• _Stored data_

------------------------

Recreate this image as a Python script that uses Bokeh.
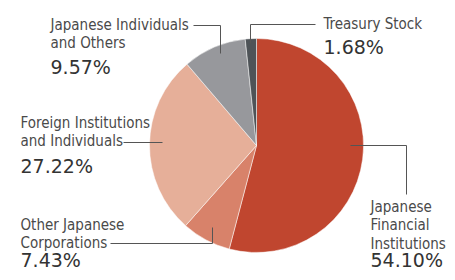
from bokeh.plotting import figure
from bokeh.models import Range1d, ColumnDataSource
from bokeh.core.properties import value
from bokeh.embed import file_html
from bokeh.resources import INLINE

# ---- data ----
cat_labels = ["Japanese\nFinancial\nInstitutions", "Other Japanese\nCorporations",
              "Foreign Institutions\nand Individuals", "Japanese Individuals\nand Others",
              "Treasury Stock"]
shares = [54.10, 7.43, 27.22, 9.57, 1.68]
colors = ["#C0462F", "#D8826A", "#E6AF99", "#97989C", "#4E5357"]

# ---- layout (picture pixels) ----
cx, cy, r = 256, 145, 107
label_x = [370, 20, 20, 50, 323]
label_y0 = [212, 230, 128, 30, 29]     # first-line baselines
pct_y = [266, 266, 172, 73, 53]        # percentage baselines
line_gap = 18.5
label_corr, pct_corr = 6, 7            # renderer baseline offset compensation
leaders = [
    [(350, 145), (406, 145), (406, 194)],
    [(110, 243), (212, 243), (212, 227)],
    [(123, 142), (162, 142)],
    [(193, 25), (220, 25), (220, 53)],
    [(315, 24), (250, 24), (250, 43)],
]

W, H = 447, 272
p = figure(width=W, height=H, output_backend="svg", toolbar_location=None,
           x_range=Range1d(0, W), y_range=Range1d(-H, 0),
           min_border=0, outline_line_color=None)
p.axis.visible = False
p.grid.visible = False
p.background_fill_color = "white"
p.border_fill_color = "white"

# wedges
starts, ends, cum = [], [], 0.0
for s in shares:
    starts.append(90 - cum * 3.6)
    cum += s
    ends.append(90 - cum * 3.6)
src = ColumnDataSource(dict(start=starts, end=ends, color=colors))
p.wedge(x=cx, y=-cy, radius=r, start_angle="start", end_angle="end",
        start_angle_units="deg", end_angle_units="deg", direction="clock",
        fill_color="color", line_color="white", line_width=0.5, source=src)

# leader lines
p.multi_line(xs=[[pt[0] for pt in l] for l in leaders],
             ys=[[-pt[1] for pt in l] for l in leaders],
             line_color="#555555", line_width=1)

# labels
tx, ty, tt = [], [], []
for lab, x0, y0 in zip(cat_labels, label_x, label_y0):
    for i, line in enumerate(lab.split("\n")):
        tx.append(x0)
        ty.append(-(y0 + i * line_gap - label_corr))
        tt.append(line)
p.text(x=tx, y=ty, text=tt, text_font=value("DejaVu Sans Condensed"),
       text_font_size="15px", text_color="#4A4A4A", text_baseline="alphabetic")

p.text(x=label_x, y=[-(v - pct_corr) for v in pct_y], text=[f"{s:.2f}%" for s in shares],
       text_font=value("DejaVu Sans"), text_font_size="19px",
       text_color="#333333", text_baseline="alphabetic")

open("out.html", "w").write(file_html(p, INLINE))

------------------------

Give all the lines above again, character for character, without pictures.

• _Full response_
Recreate this image as a Python script that uses Bokeh.
from bokeh.plotting import figure
from bokeh.models import Range1d, ColumnDataSource
from bokeh.core.properties import value
from bokeh.embed import file_html
from bokeh.resources import INLINE

# ---- data ----
cat_labels = ["Japanese\nFinancial\nInstitutions", "Other Japanese\nCorporations",
              "Foreign Institutions\nand Individuals", "Japanese Individuals\nand Others",
              "Treasury Stock"]
shares = [54.10, 7.43, 27.22, 9.57, 1.68]
colors = ["#C0462F", "#D8826A", "#E6AF99", "#97989C", "#4E5357"]

# ---- layout (picture pixels) ----
cx, cy, r = 256, 145, 107
label_x = [370, 20, 20, 50, 323]
label_y0 = [212, 230, 128, 30, 29]     # first-line baselines
pct_y = [266, 266, 172, 73, 53]        # percentage baselines
line_gap = 18.5
label_corr, pct_corr = 6, 7            # renderer baseline offset compensation
leaders = [
    [(350, 145), (406, 145), (406, 194)],
    [(110, 243), (212, 243), (212, 227)],
    [(123, 142), (162, 142)],
    [(193, 25), (220, 25), (220, 53)],
    [(315, 24), (250, 24), (250, 43)],
]

W, H = 447, 272
p = figure(width=W, height=H, output_backend="svg", toolbar_location=None,
           x_range=Range1d(0, W), y_range=Range1d(-H, 0),
           min_border=0, outline_line_color=None)
p.axis.visible = False
p.grid.visible = False
p.background_fill_color = "white"
p.border_fill_color = "white"

# wedges
starts, ends, cum = [], [], 0.0
for s in shares:
    starts.append(90 - cum * 3.6)
    cum += s
    ends.append(90 - cum * 3.6)
src = ColumnDataSource(dict(start=starts, end=ends, color=colors))
p.wedge(x=cx, y=-cy, radius=r, start_angle="start", end_angle="end",
        start_angle_units="deg", end_angle_units="deg", direction="clock",
        fill_color="color", line_color="white", line_width=0.5, source=src)

# leader lines
p.multi_line(xs=[[pt[0] for pt in l] for l in leaders],
             ys=[[-pt[1] for pt in l] for l in leaders],
             line_color="#555555", line_width=1)

# labels
tx, ty, tt = [], [], []
for lab, x0, y0 in zip(cat_labels, label_x, label_y0):
    for i, line in enumerate(lab.split("\n")):
        tx.append(x0)
        ty.append(-(y0 + i * line_gap - label_corr))
        tt.append(line)
p.text(x=tx, y=ty, text=tt, text_font=value("DejaVu Sans Condensed"),
       text_font_size="15px", text_color="#4A4A4A", text_baseline="alphabetic")

p.text(x=label_x, y=[-(v - pct_corr) for v in pct_y], text=[f"{s:.2f}%" for s in shares],
       text_font=value("DejaVu Sans"), text_font_size="19px",
       text_color="#333333", text_baseline="alphabetic")

open("out.html", "w").write(file_html(p, INLINE))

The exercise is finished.